» What the task asks
Reproduce each line bearing the word "this".

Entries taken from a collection
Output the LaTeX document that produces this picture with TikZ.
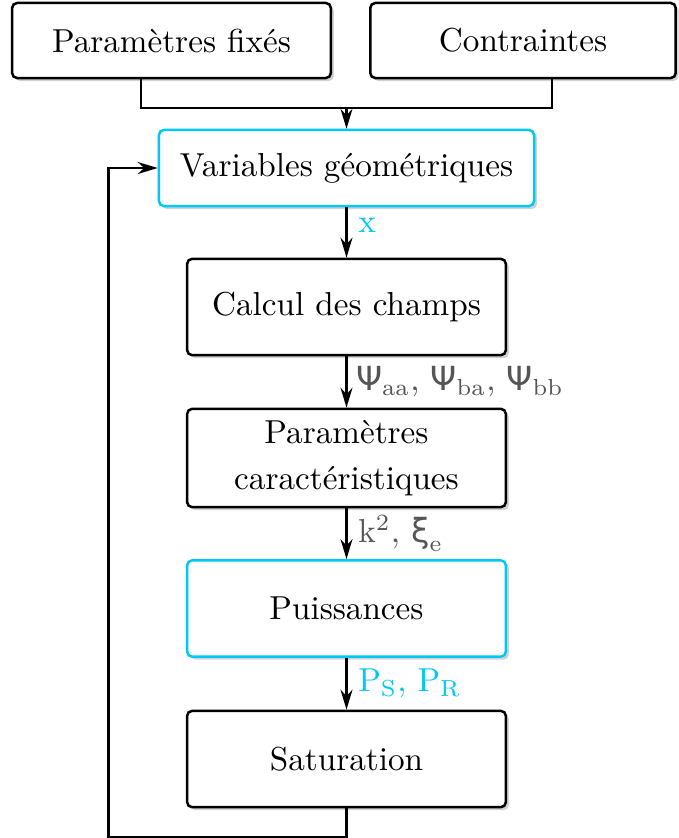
\documentclass[tikz,border=0pt]{standalone}
\usepackage{fontspec}
\newfontfamily\greekfont{DejaVu Sans}
\usetikzlibrary{arrows.meta,shadows}
\definecolor{skyblue}{RGB}{0,200,245}
\definecolor{labelgray}{HTML}{555555}
\tikzset{
	% ------- every something
	every path/.style={
		line width=0.75pt,
	},
	every node/.style={
		font=\normalsize,
	},
	% ------- custom
	block/.style={
		draw,
		fill=white,
		rounded corners=1.5pt,
		line width=0.75pt,
		align=center,
		minimum width=96pt,
		minimum height=29pt,
		drop shadow={shadow xshift=0.9pt, shadow yshift=-0.9pt, fill=black!35},
	},
	highlight/.style={
		draw=skyblue,
	},
	flow/.style={
		-{Stealth[length=6pt, width=3.6pt]},
	},
	signal/.style={
		right,
		inner sep=3.2pt,
		labelgray,
	},
}

\begin{document}
\begin{tikzpicture}[x=0.3012pt, y=-0.3012pt]

	\useasboundingbox (0,0) rectangle (678,838);

% blocks %{{{1

	\node[block, minimum width=96pt, minimum height=22.6pt] (fixes) at (171.5,40.5) {Paramètres fixés};
	\node[block, minimum width=92pt, minimum height=22.6pt] (contr) at (523,40.5) {Contraintes};
	\node[block, highlight, minimum width=113pt, minimum height=22.9pt] (geom) at (346.5,168) {Variables géométriques};
	\node[block] (champs) at (346.5,307) {Calcul des champs};
	\node[block] (carac) at (346.5,458) {Paramètres\\[2pt]caractéristiques};
	\node[block, highlight] (puiss) at (346.5,608.5) {Puissances};
	\node[block] (satur) at (346.5,759) {Saturation};

% inputs %{{{1

	\coordinate (join) at (346.5,108);
	\draw ([xshift=-9.2pt]fixes.south) |- (join) -| ([xshift=8.7pt]contr.south);
	\draw[flow] (join) -- (geom);

% chain %{{{1

	\draw[flow] (geom) -- node[signal, skyblue, pos=0.35] {$\mathrm{x}$} (champs);
	\draw[flow] (champs) -- node[signal, inner sep=2.5pt] {$\mbox{\greekfont Ψ}_{\mathrm{aa}}$, $\mbox{\greekfont Ψ}_{\mathrm{ba}}$, $\mbox{\greekfont Ψ}_{\mathrm{bb}}$} (carac);
	\draw[flow] (carac) -- node[signal] {$\mathrm{k}^{2}$, $\mbox{\greekfont ξ}_{\mathrm{e}}$} (puiss);
	\draw[flow] (puiss) -- node[signal, skyblue] {$\mathrm{P}_{\mathrm{S}}$, $\mathrm{P}_{\mathrm{R}}$} (satur);

% feedback loop %{{{1

	\draw[flow] (satur.south) -- ++(0,29) -| ([xshift=-14.8pt]geom.west) -- (geom.west);

\end{tikzpicture}
\end{document}
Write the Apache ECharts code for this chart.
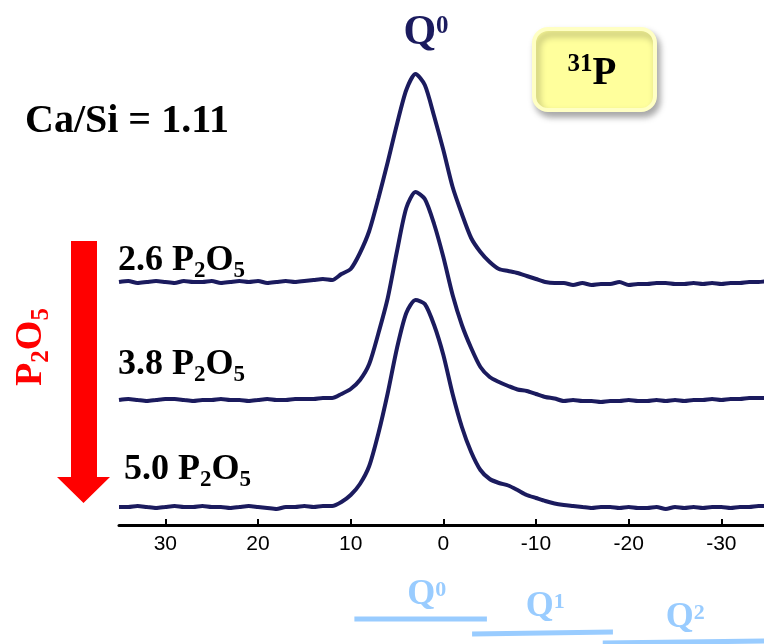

» Written answer
Output the LaTeX document that produces this picture with TikZ.
Write the Apache ECharts code for this chart.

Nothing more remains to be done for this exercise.